_Short task_
Copy out the entries below in full and exactly.

━━━ Information supplied

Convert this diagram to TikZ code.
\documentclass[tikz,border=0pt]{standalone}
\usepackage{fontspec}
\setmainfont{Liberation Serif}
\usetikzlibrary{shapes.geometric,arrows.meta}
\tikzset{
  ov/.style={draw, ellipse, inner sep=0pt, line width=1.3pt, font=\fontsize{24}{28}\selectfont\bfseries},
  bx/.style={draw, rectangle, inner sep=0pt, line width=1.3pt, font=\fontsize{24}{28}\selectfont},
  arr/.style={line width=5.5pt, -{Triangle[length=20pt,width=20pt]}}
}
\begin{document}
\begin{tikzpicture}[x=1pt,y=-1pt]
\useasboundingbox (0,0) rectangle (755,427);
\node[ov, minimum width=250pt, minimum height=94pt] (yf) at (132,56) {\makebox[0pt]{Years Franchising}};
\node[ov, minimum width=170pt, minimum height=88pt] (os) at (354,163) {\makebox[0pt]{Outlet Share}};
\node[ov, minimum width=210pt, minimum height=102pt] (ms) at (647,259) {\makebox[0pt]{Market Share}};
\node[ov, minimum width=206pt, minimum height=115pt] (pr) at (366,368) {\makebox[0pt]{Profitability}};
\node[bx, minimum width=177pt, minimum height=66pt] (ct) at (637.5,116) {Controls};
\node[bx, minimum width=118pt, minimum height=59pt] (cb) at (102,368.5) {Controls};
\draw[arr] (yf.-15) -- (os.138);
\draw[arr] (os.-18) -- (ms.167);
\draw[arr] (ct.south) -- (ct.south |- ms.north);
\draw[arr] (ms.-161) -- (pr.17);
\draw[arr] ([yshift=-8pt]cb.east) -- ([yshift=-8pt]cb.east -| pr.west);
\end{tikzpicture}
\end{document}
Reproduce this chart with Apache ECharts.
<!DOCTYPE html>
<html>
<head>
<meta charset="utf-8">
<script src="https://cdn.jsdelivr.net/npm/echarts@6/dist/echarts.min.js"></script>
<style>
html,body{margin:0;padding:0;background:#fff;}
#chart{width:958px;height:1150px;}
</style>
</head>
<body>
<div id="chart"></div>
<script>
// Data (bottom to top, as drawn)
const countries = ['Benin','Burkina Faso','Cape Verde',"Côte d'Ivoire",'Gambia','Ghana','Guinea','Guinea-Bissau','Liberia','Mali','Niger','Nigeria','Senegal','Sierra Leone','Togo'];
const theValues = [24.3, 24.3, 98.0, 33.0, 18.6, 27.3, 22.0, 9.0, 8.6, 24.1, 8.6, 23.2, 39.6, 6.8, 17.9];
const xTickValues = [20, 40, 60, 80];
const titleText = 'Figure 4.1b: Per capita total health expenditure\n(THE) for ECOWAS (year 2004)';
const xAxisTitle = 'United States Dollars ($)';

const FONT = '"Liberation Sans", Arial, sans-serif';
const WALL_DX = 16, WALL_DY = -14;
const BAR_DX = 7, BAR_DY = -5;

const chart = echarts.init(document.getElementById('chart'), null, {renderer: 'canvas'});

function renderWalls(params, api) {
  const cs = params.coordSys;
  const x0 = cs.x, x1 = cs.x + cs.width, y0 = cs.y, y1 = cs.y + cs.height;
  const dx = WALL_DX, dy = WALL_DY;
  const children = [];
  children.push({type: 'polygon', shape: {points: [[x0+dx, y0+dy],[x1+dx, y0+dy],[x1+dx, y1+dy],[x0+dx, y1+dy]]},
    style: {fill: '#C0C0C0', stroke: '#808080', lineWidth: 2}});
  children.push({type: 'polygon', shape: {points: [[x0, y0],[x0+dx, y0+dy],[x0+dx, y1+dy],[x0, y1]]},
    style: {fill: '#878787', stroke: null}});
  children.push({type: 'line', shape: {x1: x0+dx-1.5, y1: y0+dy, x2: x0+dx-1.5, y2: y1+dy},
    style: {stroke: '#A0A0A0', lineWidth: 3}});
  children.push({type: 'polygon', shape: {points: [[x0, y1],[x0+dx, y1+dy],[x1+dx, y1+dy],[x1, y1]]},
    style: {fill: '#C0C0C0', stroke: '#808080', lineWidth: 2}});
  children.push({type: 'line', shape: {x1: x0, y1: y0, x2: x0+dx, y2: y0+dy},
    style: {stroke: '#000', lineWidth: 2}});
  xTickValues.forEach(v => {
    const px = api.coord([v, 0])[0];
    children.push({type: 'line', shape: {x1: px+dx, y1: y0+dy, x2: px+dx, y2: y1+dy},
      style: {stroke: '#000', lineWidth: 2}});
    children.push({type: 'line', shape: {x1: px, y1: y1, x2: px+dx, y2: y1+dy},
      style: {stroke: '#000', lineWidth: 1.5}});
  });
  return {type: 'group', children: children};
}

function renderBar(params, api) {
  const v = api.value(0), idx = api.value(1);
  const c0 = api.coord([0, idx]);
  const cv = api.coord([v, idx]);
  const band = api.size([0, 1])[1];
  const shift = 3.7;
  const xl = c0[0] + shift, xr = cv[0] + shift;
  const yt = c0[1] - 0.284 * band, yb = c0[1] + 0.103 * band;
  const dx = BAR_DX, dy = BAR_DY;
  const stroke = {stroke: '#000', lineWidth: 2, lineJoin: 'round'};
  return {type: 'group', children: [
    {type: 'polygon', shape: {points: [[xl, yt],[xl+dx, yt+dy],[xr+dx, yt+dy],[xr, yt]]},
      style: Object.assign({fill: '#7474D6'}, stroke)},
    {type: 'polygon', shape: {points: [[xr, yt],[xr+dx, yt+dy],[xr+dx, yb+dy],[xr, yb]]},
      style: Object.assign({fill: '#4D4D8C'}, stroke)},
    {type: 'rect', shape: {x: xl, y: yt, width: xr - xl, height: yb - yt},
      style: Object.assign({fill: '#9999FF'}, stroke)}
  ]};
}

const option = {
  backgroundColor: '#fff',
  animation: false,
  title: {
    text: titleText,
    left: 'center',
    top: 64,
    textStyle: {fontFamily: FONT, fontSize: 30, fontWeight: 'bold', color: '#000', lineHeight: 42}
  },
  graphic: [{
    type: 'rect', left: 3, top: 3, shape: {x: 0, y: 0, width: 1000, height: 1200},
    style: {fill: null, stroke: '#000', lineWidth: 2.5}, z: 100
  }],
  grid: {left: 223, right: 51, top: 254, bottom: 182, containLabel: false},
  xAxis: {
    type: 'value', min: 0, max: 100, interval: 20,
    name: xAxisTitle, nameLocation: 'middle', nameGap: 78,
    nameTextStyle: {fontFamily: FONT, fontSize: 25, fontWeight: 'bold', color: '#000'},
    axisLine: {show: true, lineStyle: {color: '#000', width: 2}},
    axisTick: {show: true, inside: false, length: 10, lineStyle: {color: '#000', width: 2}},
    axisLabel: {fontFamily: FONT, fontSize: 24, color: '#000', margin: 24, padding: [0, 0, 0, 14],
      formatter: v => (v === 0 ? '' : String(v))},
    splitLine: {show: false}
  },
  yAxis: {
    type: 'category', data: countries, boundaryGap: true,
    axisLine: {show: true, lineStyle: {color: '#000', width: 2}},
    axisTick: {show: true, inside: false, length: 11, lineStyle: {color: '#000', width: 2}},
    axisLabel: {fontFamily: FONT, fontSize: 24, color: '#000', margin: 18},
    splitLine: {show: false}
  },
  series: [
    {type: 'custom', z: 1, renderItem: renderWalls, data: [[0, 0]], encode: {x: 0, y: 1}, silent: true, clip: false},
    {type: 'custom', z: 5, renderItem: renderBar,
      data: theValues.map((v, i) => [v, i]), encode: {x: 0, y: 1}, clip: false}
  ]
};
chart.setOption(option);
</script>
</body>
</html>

━━━━━━

_Output for this task_
Convert this diagram to TikZ code.
\documentclass[tikz,border=0pt]{standalone}
\usepackage{fontspec}
\setmainfont{Liberation Serif}
\usetikzlibrary{shapes.geometric,arrows.meta}
\tikzset{
  ov/.style={draw, ellipse, inner sep=0pt, line width=1.3pt, font=\fontsize{24}{28}\selectfont\bfseries},
  bx/.style={draw, rectangle, inner sep=0pt, line width=1.3pt, font=\fontsize{24}{28}\selectfont},
  arr/.style={line width=5.5pt, -{Triangle[length=20pt,width=20pt]}}
}
\begin{document}
\begin{tikzpicture}[x=1pt,y=-1pt]
\useasboundingbox (0,0) rectangle (755,427);
\node[ov, minimum width=250pt, minimum height=94pt] (yf) at (132,56) {\makebox[0pt]{Years Franchising}};
\node[ov, minimum width=170pt, minimum height=88pt] (os) at (354,163) {\makebox[0pt]{Outlet Share}};
\node[ov, minimum width=210pt, minimum height=102pt] (ms) at (647,259) {\makebox[0pt]{Market Share}};
\node[ov, minimum width=206pt, minimum height=115pt] (pr) at (366,368) {\makebox[0pt]{Profitability}};
\node[bx, minimum width=177pt, minimum height=66pt] (ct) at (637.5,116) {Controls};
\node[bx, minimum width=118pt, minimum height=59pt] (cb) at (102,368.5) {Controls};
\draw[arr] (yf.-15) -- (os.138);
\draw[arr] (os.-18) -- (ms.167);
\draw[arr] (ct.south) -- (ct.south |- ms.north);
\draw[arr] (ms.-161) -- (pr.17);
\draw[arr] ([yshift=-8pt]cb.east) -- ([yshift=-8pt]cb.east -| pr.west);
\end{tikzpicture}
\end{document}
Reproduce this chart with Apache ECharts.
<!DOCTYPE html>
<html>
<head>
<meta charset="utf-8">
<script src="https://cdn.jsdelivr.net/npm/echarts@6/dist/echarts.min.js"></script>
<style>
html,body{margin:0;padding:0;background:#fff;}
#chart{width:958px;height:1150px;}
</style>
</head>
<body>
<div id="chart"></div>
<script>
// Data (bottom to top, as drawn)
const countries = ['Benin','Burkina Faso','Cape Verde',"Côte d'Ivoire",'Gambia','Ghana','Guinea','Guinea-Bissau','Liberia','Mali','Niger','Nigeria','Senegal','Sierra Leone','Togo'];
const theValues = [24.3, 24.3, 98.0, 33.0, 18.6, 27.3, 22.0, 9.0, 8.6, 24.1, 8.6, 23.2, 39.6, 6.8, 17.9];
const xTickValues = [20, 40, 60, 80];
const titleText = 'Figure 4.1b: Per capita total health expenditure\n(THE) for ECOWAS (year 2004)';
const xAxisTitle = 'United States Dollars ($)';

const FONT = '"Liberation Sans", Arial, sans-serif';
const WALL_DX = 16, WALL_DY = -14;
const BAR_DX = 7, BAR_DY = -5;

const chart = echarts.init(document.getElementById('chart'), null, {renderer: 'canvas'});

function renderWalls(params, api) {
  const cs = params.coordSys;
  const x0 = cs.x, x1 = cs.x + cs.width, y0 = cs.y, y1 = cs.y + cs.height;
  const dx = WALL_DX, dy = WALL_DY;
  const children = [];
  children.push({type: 'polygon', shape: {points: [[x0+dx, y0+dy],[x1+dx, y0+dy],[x1+dx, y1+dy],[x0+dx, y1+dy]]},
    style: {fill: '#C0C0C0', stroke: '#808080', lineWidth: 2}});
  children.push({type: 'polygon', shape: {points: [[x0, y0],[x0+dx, y0+dy],[x0+dx, y1+dy],[x0, y1]]},
    style: {fill: '#878787', stroke: null}});
  children.push({type: 'line', shape: {x1: x0+dx-1.5, y1: y0+dy, x2: x0+dx-1.5, y2: y1+dy},
    style: {stroke: '#A0A0A0', lineWidth: 3}});
  children.push({type: 'polygon', shape: {points: [[x0, y1],[x0+dx, y1+dy],[x1+dx, y1+dy],[x1, y1]]},
    style: {fill: '#C0C0C0', stroke: '#808080', lineWidth: 2}});
  children.push({type: 'line', shape: {x1: x0, y1: y0, x2: x0+dx, y2: y0+dy},
    style: {stroke: '#000', lineWidth: 2}});
  xTickValues.forEach(v => {
    const px = api.coord([v, 0])[0];
    children.push({type: 'line', shape: {x1: px+dx, y1: y0+dy, x2: px+dx, y2: y1+dy},
      style: {stroke: '#000', lineWidth: 2}});
    children.push({type: 'line', shape: {x1: px, y1: y1, x2: px+dx, y2: y1+dy},
      style: {stroke: '#000', lineWidth: 1.5}});
  });
  return {type: 'group', children: children};
}

function renderBar(params, api) {
  const v = api.value(0), idx = api.value(1);
  const c0 = api.coord([0, idx]);
  const cv = api.coord([v, idx]);
  const band = api.size([0, 1])[1];
  const shift = 3.7;
  const xl = c0[0] + shift, xr = cv[0] + shift;
  const yt = c0[1] - 0.284 * band, yb = c0[1] + 0.103 * band;
  const dx = BAR_DX, dy = BAR_DY;
  const stroke = {stroke: '#000', lineWidth: 2, lineJoin: 'round'};
  return {type: 'group', children: [
    {type: 'polygon', shape: {points: [[xl, yt],[xl+dx, yt+dy],[xr+dx, yt+dy],[xr, yt]]},
      style: Object.assign({fill: '#7474D6'}, stroke)},
    {type: 'polygon', shape: {points: [[xr, yt],[xr+dx, yt+dy],[xr+dx, yb+dy],[xr, yb]]},
      style: Object.assign({fill: '#4D4D8C'}, stroke)},
    {type: 'rect', shape: {x: xl, y: yt, width: xr - xl, height: yb - yt},
      style: Object.assign({fill: '#9999FF'}, stroke)}
  ]};
}

const option = {
  backgroundColor: '#fff',
  animation: false,
  title: {
    text: titleText,
    left: 'center',
    top: 64,
    textStyle: {fontFamily: FONT, fontSize: 30, fontWeight: 'bold', color: '#000', lineHeight: 42}
  },
  graphic: [{
    type: 'rect', left: 3, top: 3, shape: {x: 0, y: 0, width: 1000, height: 1200},
    style: {fill: null, stroke: '#000', lineWidth: 2.5}, z: 100
  }],
  grid: {left: 223, right: 51, top: 254, bottom: 182, containLabel: false},
  xAxis: {
    type: 'value', min: 0, max: 100, interval: 20,
    name: xAxisTitle, nameLocation: 'middle', nameGap: 78,
    nameTextStyle: {fontFamily: FONT, fontSize: 25, fontWeight: 'bold', color: '#000'},
    axisLine: {show: true, lineStyle: {color: '#000', width: 2}},
    axisTick: {show: true, inside: false, length: 10, lineStyle: {color: '#000', width: 2}},
    axisLabel: {fontFamily: FONT, fontSize: 24, color: '#000', margin: 24, padding: [0, 0, 0, 14],
      formatter: v => (v === 0 ? '' : String(v))},
    splitLine: {show: false}
  },
  yAxis: {
    type: 'category', data: countries, boundaryGap: true,
    axisLine: {show: true, lineStyle: {color: '#000', width: 2}},
    axisTick: {show: true, inside: false, length: 11, lineStyle: {color: '#000', width: 2}},
    axisLabel: {fontFamily: FONT, fontSize: 24, color: '#000', margin: 18},
    splitLine: {show: false}
  },
  series: [
    {type: 'custom', z: 1, renderItem: renderWalls, data: [[0, 0]], encode: {x: 0, y: 1}, silent: true, clip: false},
    {type: 'custom', z: 5, renderItem: renderBar,
      data: theValues.map((v, i) => [v, i]), encode: {x: 0, y: 1}, clip: false}
  ]
};
chart.setOption(option);
</script>
</body>
</html>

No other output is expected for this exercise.